Der aus Nantes stammende Drummer Edward Perraud weiss dank klassischer Schlagwerkausbildung, wie man neben rhythmischen auch klingende Akzente setzt. Das Tenorsaxophon des Berliners - nun schon länger überwiegend in Reims ansässig - Daniel Erdmann fesselt durch sein warmes, tiefgründiges Timbre, eine latente, eruptive Energie und pointiert angerauten Ausdruck. Und der dänische, heute in Paris lebende, Hasse Poulsen spielt filigrane, gezupfte Motive auf der akustischen Gitarre, streicht flirrende Töne mit dem Geigenbogen, entlockt der E-Gitarre harsche Riffs oder greift zur Mandoline.

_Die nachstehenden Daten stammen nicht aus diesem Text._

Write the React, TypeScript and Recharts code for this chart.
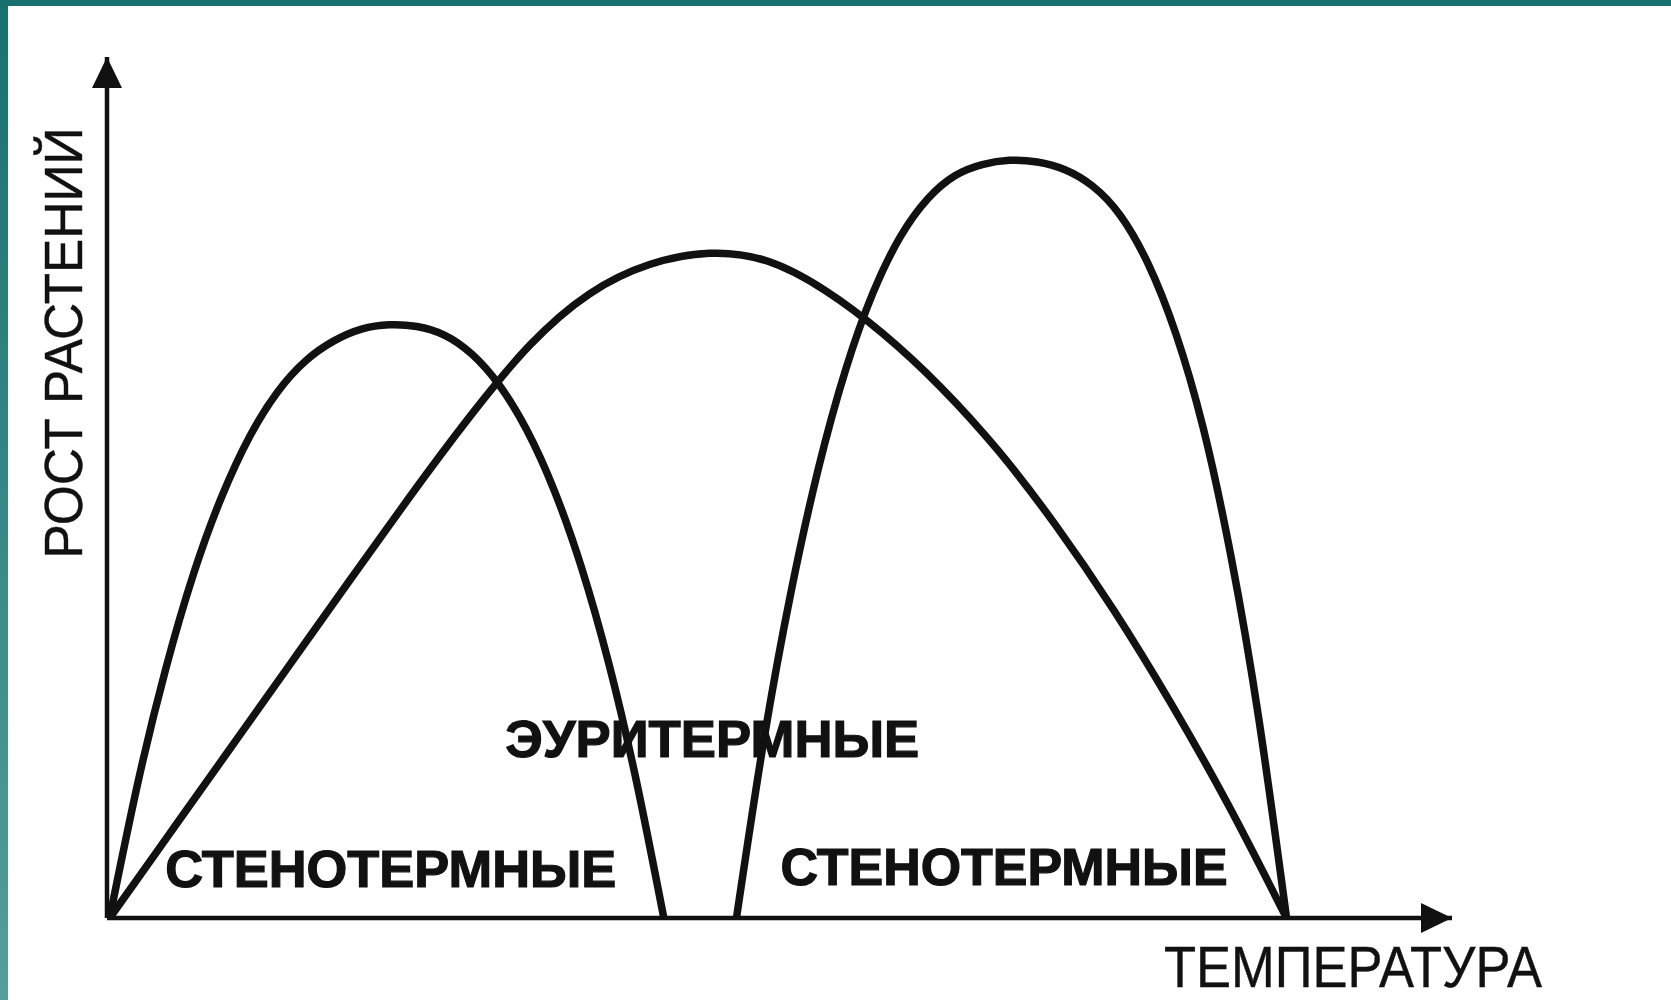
import React from 'react';
import { LineChart, Line, XAxis, YAxis, ReferenceDot } from 'recharts';

// температура (усл. ед.) и рост растений (усл. ед.)
const coldStenoTemp = [0.2, 2.28, 4.36, 6.44, 8.52, 10.6, 12.68, 14.76, 16.84, 18.92, 21.0,
    23.04, 25.08, 27.12, 29.16, 31.2, 33.24, 35.28, 37.32, 39.36, 41.4];
const coldStenoGrowth = [0, 15.6, 28.9, 40.0, 48.9, 55.9, 61.1, 64.7, 67.0, 68.4, 68.9,
    68.7, 67.7, 65.5, 61.9, 56.7, 49.7, 40.7, 29.5, 15.9, 0];

const euryTemp = [0.2, 4.66, 9.12, 13.58, 18.04, 22.5, 26.96, 31.42, 35.88, 40.34, 44.8,
    49.09, 53.38, 57.67, 61.96, 66.25, 70.54, 74.83, 79.12, 83.41, 87.7];
const euryGrowth = [0, 9.8, 19.6, 29.4, 39.2, 48.9, 58.2, 66.5, 72.5, 75.9, 77.2,
    76.3, 72.9, 67.9, 61.7, 54.3, 45.6, 35.8, 24.9, 13.0, 0];

const warmStenoTemp = [46.8, 48.83, 50.86, 52.89, 54.92, 56.95, 58.98, 61.01, 63.04, 65.07, 67.1,
    69.16, 71.22, 73.28, 75.34, 77.4, 79.46, 81.52, 83.58, 85.64, 87.7];
const warmStenoGrowth = [0, 20.6, 37.9, 52.2, 63.7, 72.6, 79.1, 83.5, 86.2, 87.5, 88.0,
    87.8, 86.9, 85.0, 81.6, 76.0, 67.9, 56.8, 41.9, 23.1, 0];

const curveNames = ['СТЕНОТЕРМНЫЕ', 'ЭУРИТЕРМНЫЕ', 'СТЕНОТЕРМНЫЕ'];
const labelTemp = [21.1, 45.0, 66.7];
const labelGrowth = [3.6, 18.7, 3.8];

const xTitle = 'ТЕМПЕРАТУРА';
const yTitle = 'РОСТ РАСТЕНИЙ';

const toPoints = (t: number[], g: number[]) => t.map((x, i) => ({ t: x, growth: g[i] }));

const coldSteno = toPoints(coldStenoTemp, coldStenoGrowth);
const eury = toPoints(euryTemp, euryGrowth);
const warmSteno = toPoints(warmStenoTemp, warmStenoGrowth);

const FONT = '"Liberation Sans", Arial, Helvetica, sans-serif';
const INK = '#111';
const labelWidths = [451, 414, 447];

const XTitle = (props: any) => {
    const vb = props.viewBox || {};
    return (
        <text x={vb.x + vb.width + 90} y={vb.y + 69} textAnchor="end" fontFamily={FONT} fontSize={58}
            fill={INK} stroke={INK} strokeWidth={0.4} textLength={378} lengthAdjust="spacingAndGlyphs">
            {xTitle}
        </text>
    );
};

const YTitle = (props: any) => {
    const vb = props.viewBox || {};
    const cx = vb.x + 82;
    const cy = vb.y + 286;
    return (
        <text x={cx} y={cy} transform={`rotate(-90 ${cx} ${cy})`} textAnchor="middle" fontFamily={FONT}
            fontSize={54} fill={INK} stroke={INK} strokeWidth={0.4} textLength={431} lengthAdjust="spacingAndGlyphs">
            {yTitle}
        </text>
    );
};

const App = () => {
    return (
        <div style={{ position: 'absolute', left: 0, top: 0, width: 1671, height: 1000, background: '#fff', overflow: 'hidden' }}>
            <LineChart width={1671} height={1000} margin={{ top: 57, right: 219, bottom: 0, left: 0 }}>
                <XAxis type="number" dataKey="t" domain={[0, 100]} ticks={[]} tick={false} tickLine={false}
                    height={82} axisLine={{ stroke: INK, strokeWidth: 4.5 }} label={{ content: XTitle }} />
                <YAxis type="number" dataKey="growth" domain={[0, 100]} ticks={[]} tick={false} tickLine={false}
                    width={107} axisLine={{ stroke: INK, strokeWidth: 4.5 }} label={{ content: YTitle }} />

                {curveNames.map((name, i) => (
                    <ReferenceDot key={`lbl-${i}`} x={labelTemp[i]} y={labelGrowth[i]} ifOverflow="visible"
                        shape={(p: any) => (
                            <text x={p.cx} y={p.cy} textAnchor="middle" fontFamily={FONT} fontWeight="bold"
                                fontSize={52} fill={INK} stroke={INK} strokeWidth={1.2}
                                textLength={labelWidths[i]} lengthAdjust="spacingAndGlyphs">
                                {name}
                            </text>
                        )} />
                ))}

                <Line data={coldSteno} dataKey="growth" type="natural" stroke={INK} strokeWidth={7.5}
                    dot={false} activeDot={false} isAnimationActive={false} />
                <Line data={eury} dataKey="growth" type="natural" stroke={INK} strokeWidth={7.5}
                    dot={false} activeDot={false} isAnimationActive={false} />
                <Line data={warmSteno} dataKey="growth" type="natural" stroke={INK} strokeWidth={7.5}
                    dot={false} activeDot={false} isAnimationActive={false} />

                {/* стрелки осей */}
                <ReferenceDot x={0} y={100} ifOverflow="visible"
                    shape={(p: any) => (
                        <polygon points={`${p.cx},${p.cy} ${p.cx - 15},${p.cy + 31} ${p.cx + 15},${p.cy + 31}`} fill={INK} />
                    )} />
                <ReferenceDot x={100} y={0} ifOverflow="visible"
                    shape={(p: any) => (
                        <polygon points={`${p.cx},${p.cy} ${p.cx - 31},${p.cy - 15} ${p.cx - 31},${p.cy + 15}`} fill={INK} />
                    )} />
            </LineChart>

            <div style={{ position: 'absolute', left: 0, top: 0, width: 1671, height: 6, background: '#17716f' }} />
            <div style={{ position: 'absolute', left: 0, top: 0, width: 8, height: 1000, background: 'linear-gradient(#17716f, #559e9b)' }} />
        </div>
    );
};

export default App;
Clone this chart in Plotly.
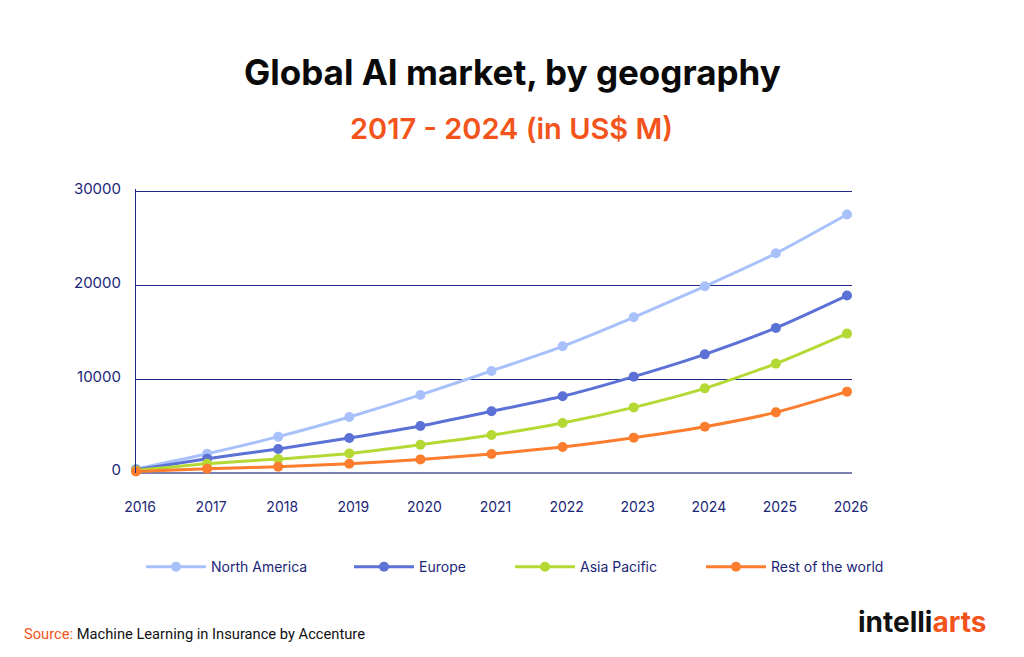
import plotly.graph_objects as go

years = [2016, 2017, 2018, 2019, 2020, 2021, 2022, 2023, 2024, 2025, 2026]
north_america = [430, 2060, 3880, 5980, 8330, 10890, 13520, 16610, 19920, 23440, 27580]
europe = [350, 1530, 2560, 3740, 5020, 6580, 8180, 10280, 12660, 15480, 18930]
asia_pacific = [280, 990, 1490, 2090, 3020, 4050, 5340, 7000, 9030, 11670, 14870]
rest_of_world = [170, 460, 670, 990, 1450, 2030, 2780, 3770, 4940, 6470, 8680]
series_names = ["North America", "Europe", "Asia Pacific", "Rest of the world"]
y_ticks = [0, 10000, 20000, 30000]

colors = ["#a9c1fb", "#5b71d6", "#b5d934", "#fb7d2d"]
navy = "#1c2677"
font = "Inter"

W, H = 1024, 657
OFF = 8  # page offset of the figure
Y_TOP = 30300
L, R = 136 - OFF, 852 - OFF
B = 473 - OFF
T = B - 281 * Y_TOP / 30000

def px_x(p):
    return (p - OFF - L) / (R - L)

def px_y(p):
    return (B - (p - OFF)) / (B - T)

fig = go.Figure()
legend_x = [147, 355, 516, 707]
for i, (name, vals) in enumerate(zip(series_names, [north_america, europe, asia_pacific, rest_of_world])):
    lg = "legend" if i == 0 else f"legend{i+1}"
    fig.add_trace(go.Scatter(
        x=years, y=vals, name=name, mode="lines+markers",
        line=dict(color=colors[i], width=3, shape="spline", smoothing=0.6),
        marker=dict(color=colors[i], size=10),
        cliponaxis=False, legend=lg,
    ))

leg_common = dict(orientation="h", yanchor="middle", y=px_y(567),
                  xanchor="left", font=dict(family=font, size=14, color=navy),
                  bgcolor="rgba(0,0,0,0)", itemwidth=60, borderwidth=0)
legends = {}
for i in range(4):
    key = "legend" if i == 0 else f"legend{i+1}"
    legends[key] = dict(leg_common, x=px_x(legend_x[i] - 6))

fig.update_layout(
    width=W, height=H,
    margin=dict(l=L, r=W - R, t=T, b=H - B, pad=0),
    paper_bgcolor="white", plot_bgcolor="white",
    showlegend=True,
    xaxis=dict(range=[2016, 2016 + 10 * (R - L) / 711], tickmode="array", tickvals=years,
               ticktext=[str(y) for y in years], showgrid=False, zeroline=False,
               showline=False, ticks="", ticklabelstandoff=24, ticklabelshift=4,
               tickfont=dict(family=font, size=14, color=navy), fixedrange=True),
    yaxis=dict(range=[0, Y_TOP], tickmode="array", tickvals=y_ticks,
               ticktext=[str(v) for v in y_ticks], showgrid=True, gridcolor="#1e2a8a",
               gridwidth=1, zeroline=True, zerolinecolor="#7a7fb2", zerolinewidth=2,
               showline=True, linecolor="#1e2a8a", linewidth=1, ticks="",
               ticklabelstandoff=11, ticklabelshift=-3,
               tickfont=dict(family=font, size=15, color=navy), fixedrange=True),
    **legends,
)

fig.add_annotation(text="<b>Global AI market, by geography</b>", xref="paper", yref="paper",
                   x=px_x(512), y=px_y(72), xanchor="center", yanchor="middle",
                   showarrow=False, font=dict(family=font, size=35, color="#0a0a0a"))
fig.add_annotation(text="2017 - 2024 (in US$ M)", xref="paper", yref="paper",
                   x=px_x(511), y=px_y(129), xanchor="center", yanchor="middle",
                   showarrow=False, font=dict(family=font, size=29, color="#f2541b", weight=600))
fig.add_annotation(text="<span style='color:#f2541b'>Source:</span> Machine Learning in Insurance by Accenture",
                   xref="paper", yref="paper", x=px_x(22), y=px_y(634),
                   xanchor="left", yanchor="middle", showarrow=False,
                   font=dict(family="Roboto", size=14.7, color="#111111"))
fig.add_annotation(text="<b>intelli<span style='color:#f2541b'>arts</span></b>",
                   xref="paper", yref="paper", x=px_x(988), y=px_y(622),
                   xanchor="right", yanchor="middle", showarrow=False,
                   font=dict(family=font, size=28, color="#111111"))

fig.write_html("out.html")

"Der Titel der Platte ist natürlich ironisch gemeint. Es ist doch total absurd, dass Nationalisten jetzt an vielen Orten wieder stärker werden", sagt Daniel Erdmann. "Manche der Stücke, die wir eingespielt haben, mögen zum nationalen Kulturgut Frankreichs gehören, aber sie sind sicher kein Soundtrack zu Patriotismus." Das Trio kennt keine Tabus, wechselt von melodischen zu abstrakten Passagen, vereint Stilmittel unterschiedlicher Genres. Was aber am wichtigsten ist: alle hören einander zu, gehen auf Ideen der anderen ein. So entsteht eine wunderbare Transparenz und gleichzeitig seltene atmosphärische Dichte.